There are those who may decide that babywearing increases the difficulty in defending themselves too much and decide to no longer babywear. If that’s the case, that’s fine.

While I have continued to babywear, I have amended my practices to make the outcome better for the both of us.

Be smart about when and where you wear your baby.

This should go without saying, but it stands to reason that making smart decisions about where, when and who you are with when you babywear is going to help with your defensive options.

Do you and your husband and your kids all have to go to the grocery store? Can you or your husband stay home snuggling the baby while the other goes to the store by him or herself for some alone time and therefore not have to worry about defensive situations with a child in tow?

If required to go some place with a higher rate of violent crime, might it be better to place your child in a stroller vs babywear? It may seem counter-intuitive, as parents like to collect their children to their persons when they feel threatened, but from a purely defensive perspective it may not be the best tactic.

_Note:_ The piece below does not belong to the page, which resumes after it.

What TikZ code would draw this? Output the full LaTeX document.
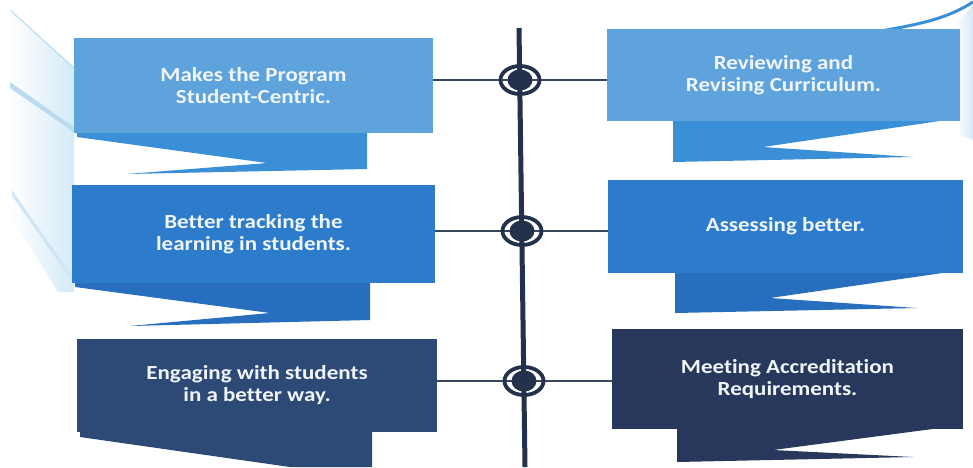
\documentclass[tikz,border=0pt]{standalone}
\usepackage{fontspec}
\setmainfont{Carlito}[FakeStretch=1.15, Ligatures=NoCommon]
\usetikzlibrary{shapes.geometric}
\definecolor{bA}{RGB}{95,163,220}
\definecolor{bAs}{RGB}{58,143,214}
\definecolor{bB}{RGB}{45,124,203}
\definecolor{bBs}{RGB}{40,110,190}
\definecolor{bC}{RGB}{45,74,118}
\definecolor{bCr}{RGB}{40,56,92}
\definecolor{pale}{RGB}{212,234,247}
\definecolor{paleedge}{RGB}{120,182,228}
\definecolor{navy}{RGB}{35,50,74}
\definecolor{txt}{RGB}{240,245,250}
\tikzset{
  box/.style={rectangle, inner sep=0pt, text=txt, align=center,
    font=\fontsize{20}{22}\selectfont\bfseries},
  link/.style={draw=navy!90, line width=1.8pt},
  spine/.style={draw=navy, line width=5pt},
  target/.style={ellipse, draw=navy, line width=3.8pt, inner sep=0pt,
    minimum width=39pt, minimum height=28pt},
}
\begin{document}
\begin{tikzpicture}[x=1pt,y=-1pt]
\fill[white] (0,0) rectangle (973,467);
\useasboundingbox (0,0) rectangle (973,467);
% pale side panel on the left
\shade[left color=white, right color=pale] (10,10) -- (74,68) -- (74,292) -- (58,292) -- (10,215) -- cycle;
\fill[paleedge!50] (10,82) -- (78,130) -- (78,135) -- (10,88) -- cycle;
\fill[paleedge!35] (12,190) -- (72,276) -- (72,281) -- (12,196) -- cycle;
\draw[paleedge!60, line width=0.8pt] (10,10) -- (74,68);
% top right swoosh
\shade[left color=white, right color=pale] (955,25) -- (973,5) -- (973,140) -- (960,135) -- cycle;
\draw[bAs, line width=3pt] (875,32) .. controls (915,25) and (945,20) .. (973,2);
% ribbons under boxes (left)
\fill[bAs] (77,128) -- (367,128) -- (367,169) -- (127,174) -- (267,163) -- (77,137) -- cycle;
\fill[bBs] (75,278) -- (370,278) -- (370,320) -- (130,326) -- (270,313) -- (75,287) -- cycle;
\fill[bC] (80,425) -- (372,425) -- (372,467) -- (290,467) -- (80,437) -- cycle;
% ribbons under boxes (right)
\fill[bAs] (673,116) -- (960,118) -- (763,147) -- (913,157) -- (673,162) -- cycle;
\fill[bBs] (675,268) -- (963,270) -- (770,298) -- (917,308) -- (675,313) -- cycle;
\fill[bCr] (677,422) -- (963,425) -- (773,450) -- (913,457) -- (677,462) -- cycle;
% boxes
\node[box, fill=bA, minimum width=359pt, minimum height=95pt] (L1) at (253.5,85.5) {Makes the Program\\Student-Centric.};
\node[box, fill=bB, minimum width=363pt, minimum height=98pt] (L2) at (253.5,234) {Better tracking the\\learning in students.};
\node[box, fill=bC, minimum width=360pt, minimum height=93pt] (L3) at (257,385) {Engaging with students\\in a better way.};
\node[box, fill=bA, minimum width=353pt, minimum height=92pt] (R1) at (783.5,75) {Reviewing and\\Revising Curriculum.};
\node[box, fill=bB, minimum width=355pt, minimum height=93pt] (R2) at (785.5,226.5) {Assessing better.};
\node[box, fill=bCr, minimum width=351pt, minimum height=100pt] (R3) at (787.5,379) {Meeting Accreditation\\Requirements.};
% spine and links
\coordinate (vtop) at (519,28);
\coordinate (vbot) at (525,467);
\coordinate (c1) at (520,80);
\coordinate (c2) at (522,231);
\coordinate (c3) at (524,381);
\draw[spine] (vtop) -- (vbot);
\draw[link] (L1.east |- c1) -- (c1) -- (R1.west |- c1);
\draw[link] (L2.east |- c2) -- (c2) -- (R2.west |- c2);
\draw[link] (L3.east |- c3) -- (c3) -- (R3.west |- c3);
% targets
\foreach \i in {1,2,3}{
  \node[target] (t\i) at (c\i) {};
  \fill[navy] (c\i) ellipse [x radius=12.5pt, y radius=10.5pt];
}
\end{tikzpicture}
\end{document}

Have a means to get your baby off of you as quickly as possible.

Safety cutter on the Benchmade Triage.

Safety cutter on the Benchmade Triage.

This will have a lot to do with your type of chosen baby carrier. Buckle carriers are quicker to get in and out of than wraps, so given the choice between the two you might want to choose the one that is easier to get out of.

Make no mistake about it, in an immediate, violent attack on your life you are not going to have time to remove your baby from your person. However, immediately after or if in a lull or in other emergency situations, you might need to get your baby off you and quickly. Carrying items like safety cutters or seatbelt cutters for straps or wraps may be an advisable option. Be sure to carry them in a location they can be quickly accessed.

Decrease the clutter you carry.

If you babywear, it’s imperative that all other loads be kept to a minimum. Any additional bag will be that much more of a hindrance. Keep your on-body carry to your baby,  pepper spray, your gun, your safety cutter and/or knife, money, identification and carry permit (if required), and phone. Avoid putting your gun in any off-body carry system, and if you must have another bag for diapers and baby gear keep that gear to a minimum and be ready to ditch the bag.

Increase your personal boundaries.

It’s not easy to keep people away from you. We live in a world where people will encroach upon your personal space and it’s unrealistic to think you will be able to keep a ten foot radius of empty space around you at all times. That being the case, it’s still important to be aware of who gets within your space and control it as best you are able.

Move away from people if you can, be alert and aware of those who are around you and tell people to stop and back up who make you uncomfortable. Most people who do not intend harm, but may also think you are a little nutso, will respect your request for distance. Those who do not are of more concern and may lead to my next point…

Carry a less-than-lethal option.

This is not a suggestion as much as a command. Go! Do! Get pepper spray and carry it! Period.

Not everyone who is a threatening presence deserves to be, or can legally be, shot. But they might deserve a good dose of pepper spray. As an individual who should now be able to articulate the reasons why you cannot fight or escape with a baby strapped to your body, you may be able to explain why you preempted by pepper spraying someone who was escalating and making you feel threatened.

This absolutely does not mean that you get to go around pepper spraying people who make you feel uncomfortable. It is, however, an advisable alternative to going hands-on or escalating immediately to lethal force.

-Practice your defensive options with your chosen babywearing options.

Go to the range with your wrap or baby carrier and a weighted baby-doll or bag of kitty litter. Practice drawing and shooting, moving, magazine changes, and single-handed shooting. If you find errors in your carry system work them out now.

Babywearing and carrying a gun may not be the best tactical practice but that doesn’t mean it can’t or shouldn’t be done. If you choose to do it, make sure you do it as wisely as possible. Take some practical steps to ensure both you and your baby are as safe and secure as possible.